Search code examples
scalaapache-sparkparquetdistributed-computingdelta-lake

Writing to a delta table spark 3.5.3 delta lake 3.2.0


It seems I'm unable to write using the delta format from my spark job, but I'm not sure what I'm missing. I'm using spark 3.5.3 and deltalake 3.2.0.

My error:

Exception in thread "main" org.apache.spark.SparkClassNotFoundException: [DATA_SOURCE_NOT_FOUND] Failed to find the data source: delta. Please find packages at `https://spark.apache.org/third-party-projects.html`.

My build.sbt:

name := "test"
version := "0.1"
scalaVersion := "2.12.18"
logLevel := Level.Warn
assembly / logLevel := Level.Warn
clean / logLevel := Level.Warn

libraryDependencies += "org.apache.spark" %% "spark-core" % "3.5.3" % "provided"
libraryDependencies += "org.apache.spark" %% "spark-sql" % "3.5.3" % "provided"
libraryDependencies += "io.delta" %% "delta-spark" % "3.2.0"

assembly / test := {}
assemblyJarName := s"${name.value}-${version.value}.jar"

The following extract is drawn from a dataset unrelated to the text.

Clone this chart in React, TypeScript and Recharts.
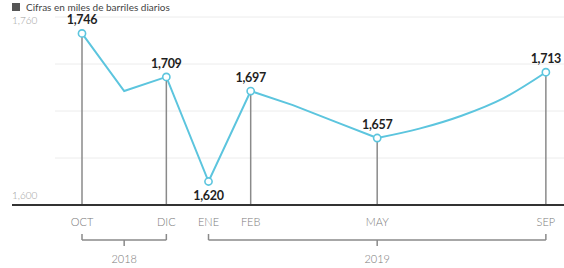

assemblyMergeStrategy in assembly := {
  case PathList("META-INF", _*) => MergeStrategy.discard
  case _                        => MergeStrategy.first
}

and my job:

val spark = SparkSession
      .builder()
      .appName("test")
      .config("spark.sql.extensions", "io.delta.sql.DeltaSparkSessionExtension")
      .config(
        "spark.sql.catalog.spark_catalog",
        "org.apache.spark.sql.delta.catalog.DeltaCatalog"
      )
      .getOrCreate()

val df = getData(spark)

val path = "/home/user/testtable"

df.write.format("delta").mode("overwrite").save(path)

spark.stop()

Any thoughts? I'm looking at the delta lake quickstart, but I'm not seeing anything I'm missing. I feel like there's something obvious though.


Solution

  • How do you run your code?

    Just in case, if you prepare fat jar with sbt assembly and then submit it via spark-submit don't forget --packages io.delta:delta-spark_2.12:3.2.0.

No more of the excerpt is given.